In a press release shared with Cointelegraph on Dec. 26, the exchange — currently ranked third-largest by daily trading volume globally — has indicated that the new contract will be settled daily in Bitcoin (BTC).
Diversifying hedging strategies for crypto traders
As a popular derivative that enables traders to hedge against asset price swings in either direction, an options contract provides the chance to purchase either a right to buy (a call option) or sell (a put option) a given asset at a specified “strike price.” This strike price is determined on or before the contract’s expiration date.
According to OKEx, its Bitcoin options contract will be based on the Black-Scholes pricing model — a valuation algorithm that has been the basis for the pricing model of options on traditional assets since the early 1970s.

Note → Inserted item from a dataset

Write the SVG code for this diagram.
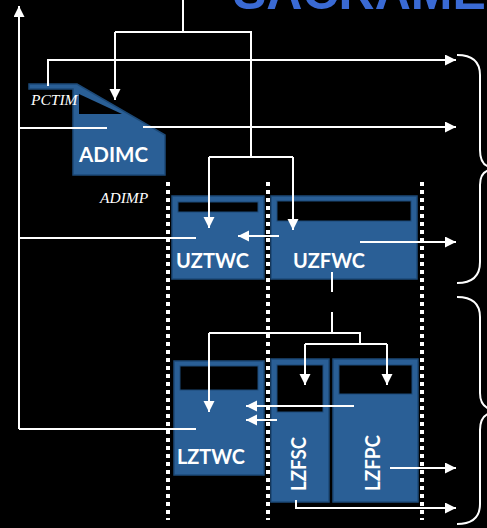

The contract will use real-time data and is purportedly being introduced as part of a revamp of the platform’s entire trading infrastructure.
The introduction of options alongside existing margin trading, futures and perpetual swaps markets will diversify the trading and hedging strategies available to OKEx users, the exchange claims. In a statement, Lennix Lai, financial market director of OKEx, said:
“Options are a unique instrument that enables traders to manage, price and hedge the volatility of crypto assets […] to take advantage of more than just market direction. We welcome clients from different segments, especially from our institutional clients, who have shown the fastest-growing demand in derivatives trading, especially on futures and perpetual swaps.”
Following its limited initial availability, the new options contract will open to public access on Jan. 9, 2020.